Weiss, who built her reputation as a culture warrior both inside and outside mainstream media outlets, will now help lead a legacy broadcast brand at a pivotal moment for television news. On Monday, she was expected to make her first appearance at the CBS Broadcast Center on West 57th Street in New York City, her arrival having already sparked a wave of fear, quiet opposition, and uncertainty inside the network’s newsroom.
Weiss’ new role, by the way, also comes as President Trump is said to be in talks for a new 60 Minutes interview, per Semafor, now that the network’s ownership has titled ideologically to the right.
Key facts to know about Bari Weiss
Who is Weiss, though? Because outside of media circles, she’s not necessarily a household name.
Among the highlights of her career: She turned a Substack into a media company. She did so after leaving The New York Times in 2020, publicly lamenting what she saw as the newspaper’s overly progressive bent and unwillingness to adequately platform conservative perspectives.
She launched a newsletter called Common Sense that found a modest paying audience. In 2022, she rebranded it as The Free Press and scaled it into a newsroom with reporters, editors, podcasts, and live events. Setting aside whatever one thinks of her worldview, her company has been one of the most successful examples in recent years of how a single journalist can use their personal brand to build a fully fledged media operation from the ground up.
About her departure from The New York Times: Weiss had joined the Times’ opinion section in 2017 when the dust was still settling from Trump’s 2016 election. Three years later, she quit via a resignation letter to publisher A.G. Sulzberger that described a “hostile work environment,” saying colleagues bullied her and also mocked her in internal Slack channels.
She also argued that the paper had made Twitter its “ultimate editor,” writing: “Twitter is not on the masthead of The New York Times. But Twitter has become its ultimate editor. As the ethics and mores of that platform have become those of the paper, the paper itself has increasingly become a kind of performance space.” Intellectual curiosity, she went on to argue, had become a “liability,” with dissenting voices punished and progressive orthodoxies were largely unchallenged.
Needless to say, that very public exit solidified her status among both her detractors as well as critics of establishment media.
Why there’s controversy around her
Weiss has long been a polarizing media figure, but the controversy around her also goes deeper than her past screeds about wokeism and modern progressivism.
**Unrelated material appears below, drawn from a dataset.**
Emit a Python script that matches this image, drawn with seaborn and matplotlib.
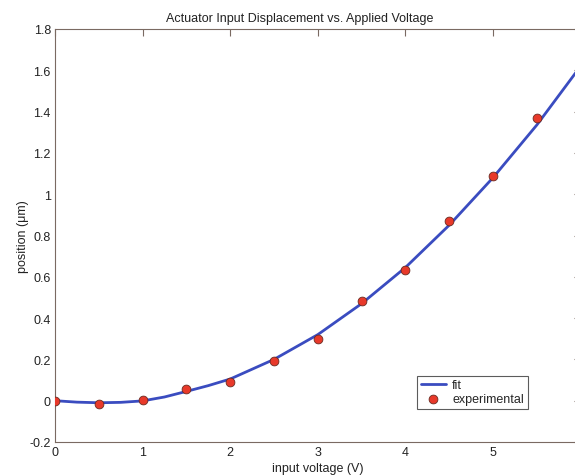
import matplotlib
matplotlib.use("Agg")
import matplotlib.pyplot as plt
import seaborn as sns
import pandas as pd

# experimental data
voltage = [0.0, 0.5, 1.0, 1.5, 2.0, 2.5, 3.0, 3.5, 4.0, 4.5, 5.0, 5.5]
position = [0.0, -0.015, 0.003, 0.058, 0.092, 0.194, 0.30, 0.484, 0.634, 0.872, 1.09, 1.37]

# fit curve
fit_voltage = [0.0, 0.25, 0.5, 0.75, 1.0, 1.25, 1.5, 1.75, 2.0, 2.5, 3.0, 3.5, 4.0, 4.5, 5.0, 5.5, 6.0]
fit_position = [0.0, -0.007, -0.01, -0.008, -0.001, 0.018, 0.045, 0.073, 0.105, 0.2, 0.32, 0.47, 0.645, 0.85, 1.08, 1.335, 1.62]

xticks = [0, 1, 2, 3, 4, 5]
yticks = [-0.2, 0, 0.2, 0.4, 0.6, 0.8, 1, 1.2, 1.4, 1.6, 1.8]
ytick_labels = ["-0.2", "0", "0.2", "0.4", "0.6", "0.8", "1", "1.2", "1.4", "1.6", "1.8"]

sns.set_style("white")
plt.rcParams['font.family'] = ['Liberation Sans', 'DejaVu Sans']

df_exp = pd.DataFrame({"v": voltage, "p": position})
df_fit = pd.DataFrame({"v": fit_voltage, "p": fit_position})

fig = plt.figure(figsize=(5.75, 4.77), dpi=100)
W, H = 575, 477
left, right_px, top_px, bottom_px = 55, 580.6, 30, 443
ax = fig.add_axes([left / W, 1 - bottom_px / H, (right_px - left) / W, (bottom_px - top_px) / H])

sns.lineplot(data=df_fit, x="v", y="p", ax=ax, color="#3a4cc0", linewidth=2.0, label="fit")
sns.scatterplot(data=df_exp, x="v", y="p", ax=ax, color="#e8392a", edgecolor="#6a2a20",
                linewidth=0.6, s=40, label="experimental", zorder=3)

ax.set_xlim(0, 6)
ax.set_ylim(-0.2, 1.8)
ax.set_xticks(xticks)
ax.set_xticklabels([str(t) for t in xticks])
ax.set_yticks(yticks)
ax.set_yticklabels(ytick_labels)

spine_color = "#7a6a62"
for s in ax.spines.values():
    s.set_color(spine_color)
    s.set_linewidth(0.8)
ax.tick_params(direction="in", length=5, width=0.8, color=spine_color,
               top=True, right=True, labelsize=9, labelcolor="#222222", pad=3)

ax.set_xlabel("input voltage (V)", fontsize=9, color="#222222", labelpad=3)
ax.set_ylabel("position (\u03bcm)", fontsize=9, color="#222222", labelpad=0)
ax.set_title("Actuator Input Displacement vs. Applied Voltage", fontsize=9, color="#222222",
             pad=6, x=(300 - left) / (right_px - left))

leg = ax.legend(loc="lower left", bbox_to_anchor=(0.689, 0.08), borderaxespad=0,
                frameon=True, fancybox=False, fontsize=9, handlelength=2.0,
                handletextpad=0.5, borderpad=0.3, labelspacing=0.15)
leg.get_frame().set_edgecolor("#333333")
leg.get_frame().set_linewidth(0.8)

fig.savefig("out.png", dpi=100)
Her outspoken support for Israel has sparked criticism, for one, such as in July when Responsible Statecraft accused her outlet of minimizing Palestinian suffering. Such critiques took on new weight ahead of her first day at CBS, given that The Free Press has a staunch pro-Israel stance — not to mention the close ties to Israeli Prime Minister Benjamin Netanyahu enjoyed by Weiss’ direct boss, Paramount Skydance’s Ellison.
Besides her background as a conservative-leaning columnist, meanwhile, Weiss also comes to CBS with no broadcast experience to speak of. According to Zeteo’s Mehdi Hasan, five newsroom sources described “an atmosphere rife with insult over the new hire, concerns about Weiss’s ability to do the job, paranoia about speaking out, and fears that editorial quality will suffer.”
Making matters even more delicate, CBS News is rumored to be planning layoffs of more than 10% in the coming weeks.
The future of CBS News
To recap: The network once known for the gravitas of Walter Cronkite now has a Trump-friendly corporate owner; a conservative-leaning commentator calling shots at CBS News, and pink slips on the way for a significant number of CBS News journalists.
By bringing Weiss into the fold, Ellison’s Paramount Skydance is effectively tying the credibility of one of America’s oldest news brands to a culture warrior who made a name for herself by challenging established institutions and anything ideologically perceived as “woke.” To be sure, CBS News will almost certainly evolve and even look very different in the months ahead. As Dylan Byers of Puck points out:
“What happens when [Weiss] becomes mainstream media, and is responsible for what gets said on a national news network between broadcasts of NFL games and reruns of NCIS? It’s harder to punch up when you’re at the top.”